Il faut toujours écouter les conseils de ses amies. Car j’avoue qu’en lisant le résumé, je ne pensais pas que ce roman pourrait me plaire plus que ça. Ca avait l’air tellement triste et plombant. Mais mon amie avait l’air si enthousiaste que j’ai fini par emporter ce roman mais il aura fallu plus d’un an pour que je me décide à le lire. Et là, ça a été un coup de poing !
La famille Lucas habite une ferme sur les terres arides du Nord Wisconsin. Mais loin de tenir ses promesses de richesses, c’est plutôt la violence et la noirceur que ce coin de terre leur a apporté. Alcoolique, John Lucas n’hésite pas à frapper sa femme, trop intelligente, et ses deux fils. James, l’ainé, essaie de les protéger comme il peut et s’évade dans la musique de son idole, Elvis, à qui il ressemble. Le plus jeune, Bill, trouve refuge dans l’amour de la nature et des animaux. Mais quand son frère part pour le Vietnam dans le but d’échapper à une vie qui l’étouffe, il se sent trahi sans savoir qu’il ne reverra jamais James.
Il y avait longtemps qu’un roman ne m’avait plus pris aux tripes comme celui-ci. Les 150 premières pages sont d’une puissance hors du commun et m’ont littéralement coupé le souffle, au point que j’en ai eu mal au ventre et des difficultés à respirer ! C’est tellement rare. Mary R. Ellis a écrit un roman sur l’enfance, mais pas sur les joies et les bonheurs, non. En fait, il y a tellement de thèmes et d’évocations dans ce grand roman, dont a du mal à croire que ce soit un premier roman. Enfance maltraitée, douloureuse, deuils impossibles, violences conjugales, c’est tout cela que représente la famille Lucas. Mais pas seulement. C’est aussi le poids des conventions et de l’histoire qui pèse sur les habitants d’une région et d’un état reculé au sortir de la deuxième guerre mondiale, d’un fils soumis à son père et à ses préjugés et qui se venge sur sa femme et ses fils pour ses erreurs et sa médiocrité. Heureusement, il y a les Morrisseau, les voisins, qui apportent un peu de répit à ces enfants. Mais eux aussi souffrent de n’avoir pu avoir d’enfants, de ce qu’ils ont vécu à la guerre et de leur incapacité à aider leurs amis.

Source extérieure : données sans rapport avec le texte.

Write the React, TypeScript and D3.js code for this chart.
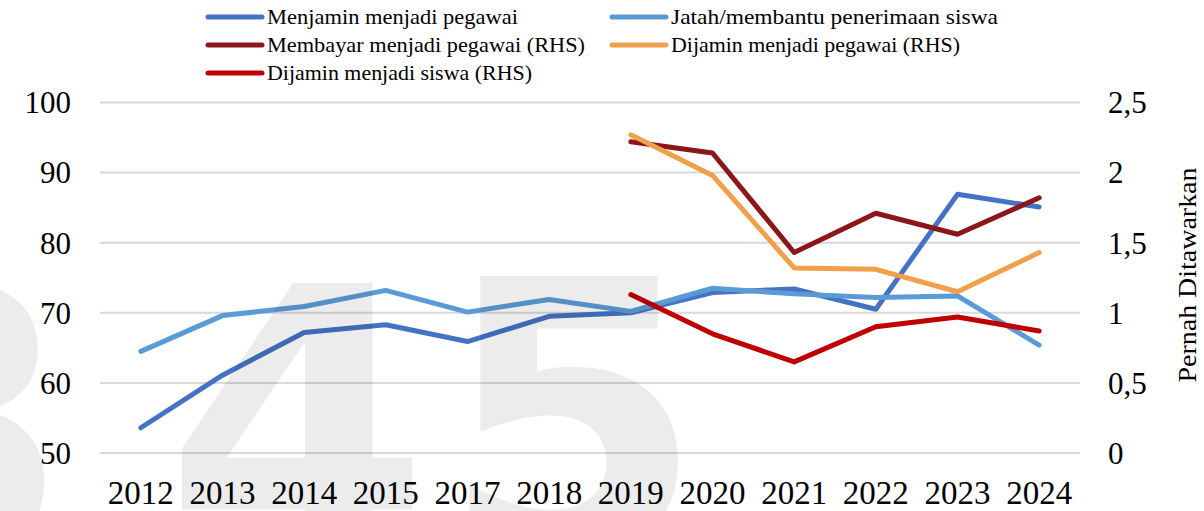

Les conflits et les guerres ont leur place dans ce roman aux multiples facettes. Mary R. Ellis n’hésite pas à dénoncer la politique guerrière de son pays, dans laquelle son frère a souffert. Les pages qui se déroulent au Vietnam sont édifiantes.
C’est aussi un récit dans lequel l’onirisme et la spiritualité occupent une place de choix. J’ai d’ailleurs été un peu décontenancée par le rôle de James, avant de comprendre l’appartenance à sa terre et l’importance de ce personnage.
La romancière use et abuse du flash back, technique que j’apprécie beaucoup et qui permet d’avancer dans le roman en dévoilant certains événements alors même qu’on pense avoir fait le tour de la situation. L’éclairage apporté par les différents personnages nous montre combien la situation a été douloureuse pour chacun et combien le silence a pesé sur eux, comme une chape.
On ne peut sortir indemne d’une telle lecture, tant le sujet est grave. Je ne peux nier que l’histoire n’est pas joyeuse et que la vie rurale dans le Wisconsin n’est pas présentée à son avantage. Les paysages et la nature en revanche sont merveilleusement décrits et on sent l’amour que l’écrivain porte à sa terre natale. Cependant, la fin m’a semblé trop « happy end », après ce que les protagonistes avaient vécu. J’ai trouvé que ça faisait trop plaqué. Malgré tout, c’est un énorme coup de cœur.